Dictated by Life:

Marsden Hartley's German Paintings and Robert Indiana's Hartley Elegies

This exhibition draws together the work of two major artists from opposite ends of the twentieth century. Organized by the Weisman Art Museum, the exhibition opens on Friday, April 14, and runs through June 18, 1995. The exhibition will tour to Chicago's Terra Museum of American Art and to the Florida International University Art Museum in the following Summer and Fall.

After an absence of nearly three decades, artist Robert Indiana will travel to Minneapolis to attend a special exhibition preview and reception on Thursday, April 13. On the next day, the official opening of the exhibition, the artist will meet with a group of University art students.

Marsden Hartley is a key member of America's first avant-garde. His German paintings, work from his residence in Berlin from 1913 to 1915, are considered the finest of his career and landmarks in American art history. Robert Indiana, one of the primary pop artists of the 1960s, has just completed a new series of 18 paintings that pay homage to Hartley. This exhibition unites the two sets of related paintings - Hartley's German War Motifs and Indiana's Hartley elegies - for the first time.

The title of the exhibition comes from a letter Hartley wrote in 1913. He explained that everything that he did sprang from direct, personal experience - that it was "...dictated by life itself." The artist recorded his personal experience in Berlin through the German paintings, in an abstract and expressionist style.

Similarly, Robert Indiana's work in this exhibition is a very personal record "dictated" by his life. Indiana created the idea for his new series because his home on Vinalhaven island in Maine is near a house Hartley once occupied. Indiana, who feels a strong affiliation with Hartley, combines references to his own life history with those of Hartley's in canvases that paraphrase Hartley's German Paintings.

In both sets of paintings, Hartley and Indiana also strive to express their identities as homosexual men through indirect and personal codes. For example, Hartley's paintings reference an international scandal regarding gays in the military in Imperial Germany. The ways that the two artists confront and conceal an intimate side of themselves is an important subject for the exhibition.

The exhibition curator Patricia McDonnell noted,

"In his German paintings, Hartley distilled the syntax of imperial Berlin - the spectacle of its vital urban pace, raucous night life, and courtly trappings - and inventied a pictorial language that matched its disjointed frenzy. Indiana has embraced Hartley, the artist from Maine, in his own move to Maine. In paintings that pay Hartley tribute, Indiana weaves in personal references. The results are works that speak about the art and life circumstances of Hartley and Indiana simultaneously."

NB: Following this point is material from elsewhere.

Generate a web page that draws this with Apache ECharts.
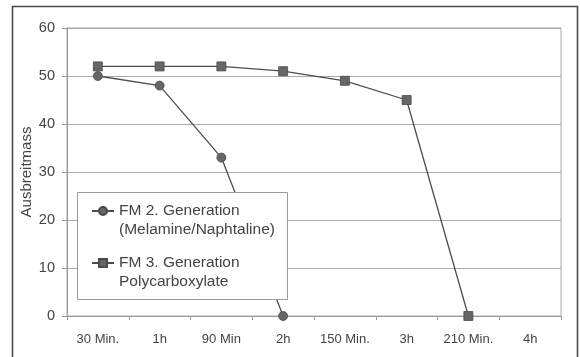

The Weisman Art Museum holds the world's largest collection of works by Marsden Hartley, most of which come from a bequest by the museum's first director, Hudson Walker. Walker, who headed a gallery in New York City from 1936 to 1940, became Hartley's dealer when he left dealer and photographer Alfred Steiglitz, who was also artist Georgia O'Keeffe's husband. Walker provided Hartley personal and financial support in the later years of the artist's life and promoted Hartley scholarship after the artist's death in 1946.